PETA terdiri dari 69 batalyon di Jawa, 3 batalyon di Bali, dan beberapa batalyon di Sumatra, dengan total sekitar 60.000 personel. Setiap batalyon beroperasi secara otonom di wilayahnya masing-masing, menjadikan PETA pasukan teritorial yang fleksibel.
Simbol dan Ideologi PETA
Bendera PETA: Matahari Terbit dan Bulan Sabit
Bendera PETA menjadi simbol penting. Bendera ini menampilkan matahari terbit (melambangkan Jepang) di sisi kiri dan bulan sabit dengan bintang (melambangkan Islam) di sisi kanan, dengan latar belakang putih.

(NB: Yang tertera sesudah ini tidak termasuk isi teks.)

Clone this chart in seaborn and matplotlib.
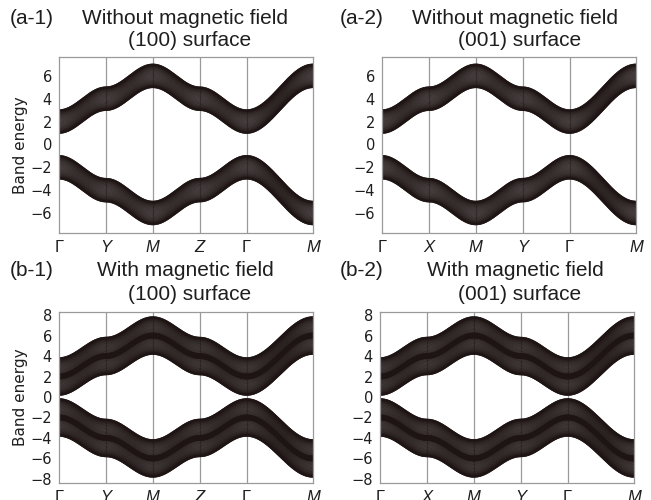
import numpy as np
import pandas as pd
import matplotlib
matplotlib.use("Agg")
import matplotlib.pyplot as plt
import seaborn as sns

# High-symmetry paths of the two surface Brillouin zones
path_100_labels = ["Γ", "Y", "M", "Z", "Γ", "M"]
path_001_labels = ["Γ", "X", "M", "Y", "Γ", "M"]
# in-plane node coordinates (units of π) shared by both paths
path_nodes_k1 = [0.0, 1.0, 1.0, 0.0, 0.0, 1.0]
path_nodes_k2 = [0.0, 0.0, 1.0, 1.0, 0.0, 1.0]

# Tight-binding parameters of the cubic model
onsite_energy = 4.0
hopping = 1.0
zeeman_split = [0.0, 0.8]          # without / with magnetic field
n_kperp = 41                       # projected k-points along the surface normal
pts_per_segment = 120

panel_tags = ["(a-1)", "(a-2)", "(b-1)", "(b-2)"]
panel_titles = ["Without magnetic field\n(100) surface",
                "Without magnetic field\n(001) surface",
                "With magnetic field\n(100) surface",
                "With magnetic field\n(001) surface"]
yticks_rows = [[-6, -4, -2, 0, 2, 4, 6], [-8, -6, -4, -2, 0, 2, 4, 6, 8]]
ylims_rows = [(-7.75, 7.65), (-8.4, 8.3)]

band_color = "#1e1414"
frame_color = "#9a9a9a"
text_color = "#1e1e1e"


def build_path():
    k1s, k2s, dist, ticks = [], [], [], [0.0]
    total = 0.0
    for i in range(len(path_nodes_k1) - 1):
        a = np.array([path_nodes_k1[i], path_nodes_k2[i]]) * np.pi
        b = np.array([path_nodes_k1[i + 1], path_nodes_k2[i + 1]]) * np.pi
        seg = np.linalg.norm(b - a)
        t = np.linspace(0, 1, pts_per_segment, endpoint=(i == len(path_nodes_k1) - 2))
        k1s.append(a[0] + (b[0] - a[0]) * t)
        k2s.append(a[1] + (b[1] - a[1]) * t)
        dist.append(total + seg * t)
        total += seg
        ticks.append(total)
    return (np.concatenate(k1s), np.concatenate(k2s),
            np.concatenate(dist) / np.pi, np.array(ticks) / np.pi)


k1, k2, kdist, tick_pos = build_path()
kperp = np.linspace(0, np.pi, n_kperp)


def band_frame(h):
    rows = []
    uid = 0
    for kz in kperp:
        eps = onsite_energy - hopping * (np.cos(k1) + np.cos(k2) + np.cos(kz))
        for sign in (1, -1):
            for s in ((1, -1) if h > 0 else (0,)):
                e = sign * eps + s * h
                rows.append(pd.DataFrame({"k": kdist, "E": e, "line": uid}))
                uid += 1
    return pd.concat(rows, ignore_index=True)


sns.set_style("white")
plt.rcParams["font.family"] = ["DejaVu Sans"]

fig = plt.figure(figsize=(6.51, 5.00), dpi=100)
W, H = 651.0, 500.0
# axes boxes in pixels: left, top, right, bottom
boxes = [(59, 57, 313, 233), (382, 57, 636, 233),
         (59, 312, 313, 483), (380, 312, 634, 483)]

for idx, (l, t, r, b) in enumerate(boxes):
    row = idx // 2
    ax = fig.add_axes([l / W, 1 - b / H, (r - l) / W, (b - t) / H])
    df = band_frame(zeeman_split[row])
    sns.lineplot(data=df, x="k", y="E", units="line", estimator=None,
                 color=band_color, lw=1.2, alpha=0.65, ax=ax, legend=False)
    for xp in tick_pos[1:-1]:
        ax.axvline(xp, color=frame_color, lw=0.9, zorder=0)
    ax.set_xlim(tick_pos[0], tick_pos[-1])
    ax.set_ylim(*ylims_rows[row])
    ax.set_yticks(yticks_rows[row])
    ax.set_yticklabels([f"{v}".replace("-", "−") for v in yticks_rows[row]],
                       fontsize=10.5, color=text_color, family=["DejaVu Sans"])
    labels = path_100_labels if idx % 2 == 0 else path_001_labels
    ax.set_xticks(tick_pos)
    ax.set_xticklabels(labels, fontsize=12, family=["Liberation Sans"],
                       color=text_color)
    for tl in ax.get_xticklabels():
        if tl.get_text() != "Γ":
            tl.set_fontstyle("italic")
    ax.tick_params(axis="both", direction="out", length=3.5, width=0.9,
                   color=frame_color, pad=1.5)
    ax.set_xlabel("")
    if idx % 2 == 0:
        ax.set_ylabel("Band energy", fontsize=11, labelpad=2, color=text_color,
                      family=["DejaVu Sans"])
    else:
        ax.set_ylabel("")
    for sp in ax.spines.values():
        sp.set_color(frame_color)
        sp.set_linewidth(0.9)

    # panel tag and two-line title
    x0 = 0 if idx % 2 == 0 else 330
    y0 = 0 if row == 0 else 253
    fig.text((x0 + 10) / W, 1 - (y0 + 18) / H, panel_tags[idx],
             fontsize=15, family=["Liberation Sans"], va="center", ha="left",
             color=text_color)
    line1, line2 = panel_titles[idx].split("\n")
    fig.text((x0 + 185) / W, 1 - (y0 + 18) / H, line1,
             fontsize=15, family=["Liberation Sans"], va="center", ha="center",
             color=text_color)
    fig.text((x0 + 190) / W, 1 - (y0 + 41) / H, line2,
             fontsize=15, family=["Liberation Sans"], va="center", ha="center",
             color=text_color)

fig.savefig("out.png", dpi=100, facecolor="white")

Meski dirancang oleh Jepang, bulan sabit menjadi simbol identitas Indonesia, terutama di kalangan prajurit Muslim yang merupakan mayoritas anggota PETA.
Bendera ini sering dikibarkan dalam upacara, tetapi bagi prajurit PETA, ia mewakili lebih dari sekadar lambang resmi. Dalam hati mereka, bendera ini adalah cerminan tanah air yang harus diperjuangkan.
Semangat Nasionalisme dalam Pelatihan
Meski PETA dibentuk untuk kepentingan Jepang, pelatihan militer justru memupuk nasionalisme. Instruktur Jepang mengajarkan disiplin dan keberanian, tetapi perwira Indonesia seperti Gatot Mangkoepradja menyisipkan pesan-pesan kemerdekaan. Dalam latihan malam, prajurit sering menyanyikan lagu-lagu patriotik atau berbisik tentang “Indonesia merdeka”.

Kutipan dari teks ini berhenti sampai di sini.